START Raw data
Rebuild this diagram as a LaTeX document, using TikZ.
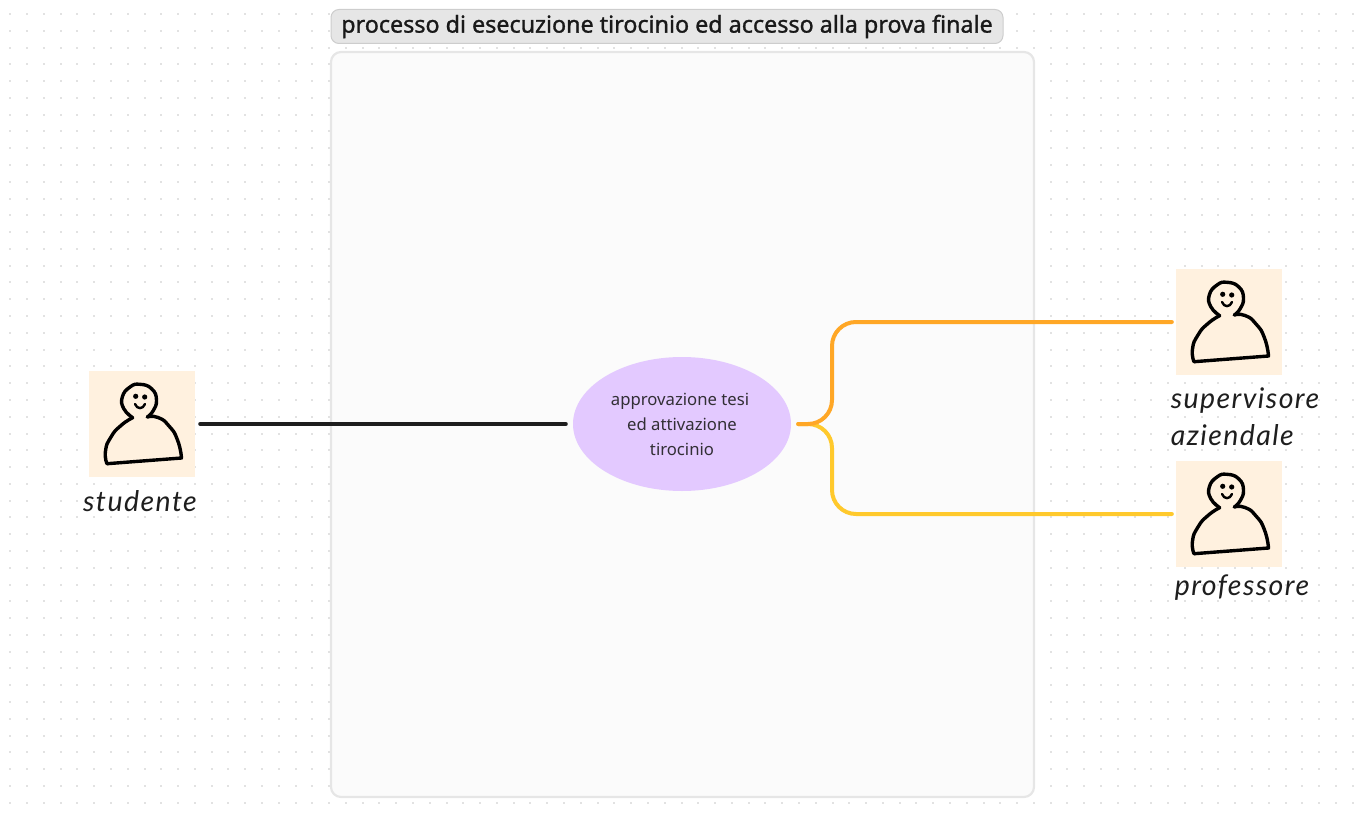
\documentclass[tikz,border=0pt]{standalone}
\usepackage{fontspec}
\setmainfont{Noto Sans}
\newfontfamily\titlefont[FakeBold=1.2]{Noto Sans}
\newfontfamily\handfont[LetterSpace=5]{Lato}
\usetikzlibrary{shapes.geometric}
\definecolor{griddot}{HTML}{E2E2E2}
\definecolor{framefill}{HTML}{FBFBFB}
\definecolor{frameline}{HTML}{E6E6E6}
\definecolor{titlefill}{HTML}{E6E6E6}
\definecolor{titleline}{HTML}{CDCDCD}
\definecolor{skin}{HTML}{FFF1DF}
\definecolor{lilac}{HTML}{E3C9FF}
\definecolor{inkdark}{HTML}{1E1E1E}
\definecolor{linkorange}{HTML}{FFA726}
\definecolor{linkyellow}{HTML}{FFC92C}
\tikzset{
  personbox/.style={fill=skin,minimum size=106pt,inner sep=0pt},
  personline/.style={black,line width=3.4pt,line join=round,line cap=round},
  persona/.pic={
    \node [personbox] (-box) at (53,53) {};
    \draw [personline] plot [smooth,tension=.85] coordinates {
      (43.7,46.7) (34.8,37.7) (33.3,26) (41,16) (51,13.3) (62.7,17.8) (67.5,29) (64,40) (58.3,46)};
    \draw [personline] plot [smooth,tension=1] coordinates {
      (58.3,46) (69,46.5) (80,55) (88.5,69) (92.5,87)} -- (18,92.7);
    \draw [personline] plot [smooth,tension=1] coordinates {
      (18,92.7) (16.5,80) (22,66) (32,54.5) (43.7,46.7)};
    \fill (46.7,25.3) circle [radius=2.6pt] (55.7,26) circle [radius=2.6pt];
    \draw [black,line width=2.4pt,line cap=round] (46,33) .. controls (48,38.5) and (54,38.5) .. (56,33);
  },
  handtext/.style={font=\handfont\itshape\fontsize{28.5}{37}\selectfont,text=inkdark,inner sep=0pt,align=left},
  link/.style={line width=4pt,line cap=round,rounded corners=24pt,shorten <=7pt,shorten >=4pt},
}
\begin{document}
\begin{tikzpicture}[x=1pt,y=-1pt]
    \useasboundingbox (0,0) rectangle (1368,816);
    \foreach \i in {0,...,80} \foreach \j in {0,...,47}
      \fill [griddot] ({9.3+16.78*\i},{13+16.78*\j}) rectangle ++(2,2);
    \draw [frameline,fill=framefill,line width=2.2pt,rounded corners=10pt] (331,52) rectangle (1034,797);
    \node [draw=titleline,fill=titlefill,rounded corners=8pt,line width=1pt,minimum width=672pt,minimum height=34pt,inner sep=0pt,font=\titlefont\fontsize{23.3}{26}\selectfont,text=black!90] (titolo) at (667,26.5) {processo di esecuzione tirocinio ed accesso alla prova finale};

    \node [ellipse,fill=lilac,minimum width=218pt,minimum height=134pt,inner sep=0pt,align=center,text=inkdark!90!lilac,font=\fontsize{16.7}{25}\selectfont] (tesi) at (682,424) {approvazione tesi\hspace*{4pt}\\ed attivazione\hspace*{4pt}\\tirocinio};

    \pic (studente) at (89,371) {persona};
    \pic (supervisore) at (1176,269) {persona};
    \pic (professore) at (1176,461) {persona};

    \node [handtext] (studente-label) at (140,501) {studente};
    \node [handtext] (supervisore-label) at (1245,416.5) {supervisore\\aziendale};
    \node [handtext] (professore-label) at (1242,588) {professore};

    \coordinate (fork) at (832,424);
    \draw [line width=4pt,line cap=round,color=inkdark,shorten <=5pt,shorten >=7pt] (studente-box.east) -- (tesi.west);
    \draw [link,linkyellow] (tesi.east) -- (fork) |- (professore-box.west);
    \draw [link,linkorange] (tesi.east) -- (fork) |- (supervisore-box.west);
\end{tikzpicture}
\end{document}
END Raw data
Goal => Produce an exact copy of each line of data, skipping embedded images.

Answer to this task =>
Rebuild this diagram as a LaTeX document, using TikZ.
\documentclass[tikz,border=0pt]{standalone}
\usepackage{fontspec}
\setmainfont{Noto Sans}
\newfontfamily\titlefont[FakeBold=1.2]{Noto Sans}
\newfontfamily\handfont[LetterSpace=5]{Lato}
\usetikzlibrary{shapes.geometric}
\definecolor{griddot}{HTML}{E2E2E2}
\definecolor{framefill}{HTML}{FBFBFB}
\definecolor{frameline}{HTML}{E6E6E6}
\definecolor{titlefill}{HTML}{E6E6E6}
\definecolor{titleline}{HTML}{CDCDCD}
\definecolor{skin}{HTML}{FFF1DF}
\definecolor{lilac}{HTML}{E3C9FF}
\definecolor{inkdark}{HTML}{1E1E1E}
\definecolor{linkorange}{HTML}{FFA726}
\definecolor{linkyellow}{HTML}{FFC92C}
\tikzset{
  personbox/.style={fill=skin,minimum size=106pt,inner sep=0pt},
  personline/.style={black,line width=3.4pt,line join=round,line cap=round},
  persona/.pic={
    \node [personbox] (-box) at (53,53) {};
    \draw [personline] plot [smooth,tension=.85] coordinates {
      (43.7,46.7) (34.8,37.7) (33.3,26) (41,16) (51,13.3) (62.7,17.8) (67.5,29) (64,40) (58.3,46)};
    \draw [personline] plot [smooth,tension=1] coordinates {
      (58.3,46) (69,46.5) (80,55) (88.5,69) (92.5,87)} -- (18,92.7);
    \draw [personline] plot [smooth,tension=1] coordinates {
      (18,92.7) (16.5,80) (22,66) (32,54.5) (43.7,46.7)};
    \fill (46.7,25.3) circle [radius=2.6pt] (55.7,26) circle [radius=2.6pt];
    \draw [black,line width=2.4pt,line cap=round] (46,33) .. controls (48,38.5) and (54,38.5) .. (56,33);
  },
  handtext/.style={font=\handfont\itshape\fontsize{28.5}{37}\selectfont,text=inkdark,inner sep=0pt,align=left},
  link/.style={line width=4pt,line cap=round,rounded corners=24pt,shorten <=7pt,shorten >=4pt},
}
\begin{document}
\begin{tikzpicture}[x=1pt,y=-1pt]
    \useasboundingbox (0,0) rectangle (1368,816);
    \foreach \i in {0,...,80} \foreach \j in {0,...,47}
      \fill [griddot] ({9.3+16.78*\i},{13+16.78*\j}) rectangle ++(2,2);
    \draw [frameline,fill=framefill,line width=2.2pt,rounded corners=10pt] (331,52) rectangle (1034,797);
    \node [draw=titleline,fill=titlefill,rounded corners=8pt,line width=1pt,minimum width=672pt,minimum height=34pt,inner sep=0pt,font=\titlefont\fontsize{23.3}{26}\selectfont,text=black!90] (titolo) at (667,26.5) {processo di esecuzione tirocinio ed accesso alla prova finale};

    \node [ellipse,fill=lilac,minimum width=218pt,minimum height=134pt,inner sep=0pt,align=center,text=inkdark!90!lilac,font=\fontsize{16.7}{25}\selectfont] (tesi) at (682,424) {approvazione tesi\hspace*{4pt}\\ed attivazione\hspace*{4pt}\\tirocinio};

    \pic (studente) at (89,371) {persona};
    \pic (supervisore) at (1176,269) {persona};
    \pic (professore) at (1176,461) {persona};

    \node [handtext] (studente-label) at (140,501) {studente};
    \node [handtext] (supervisore-label) at (1245,416.5) {supervisore\\aziendale};
    \node [handtext] (professore-label) at (1242,588) {professore};

    \coordinate (fork) at (832,424);
    \draw [line width=4pt,line cap=round,color=inkdark,shorten <=5pt,shorten >=7pt] (studente-box.east) -- (tesi.west);
    \draw [link,linkyellow] (tesi.east) -- (fork) |- (professore-box.west);
    \draw [link,linkorange] (tesi.east) -- (fork) |- (supervisore-box.west);
\end{tikzpicture}
\end{document}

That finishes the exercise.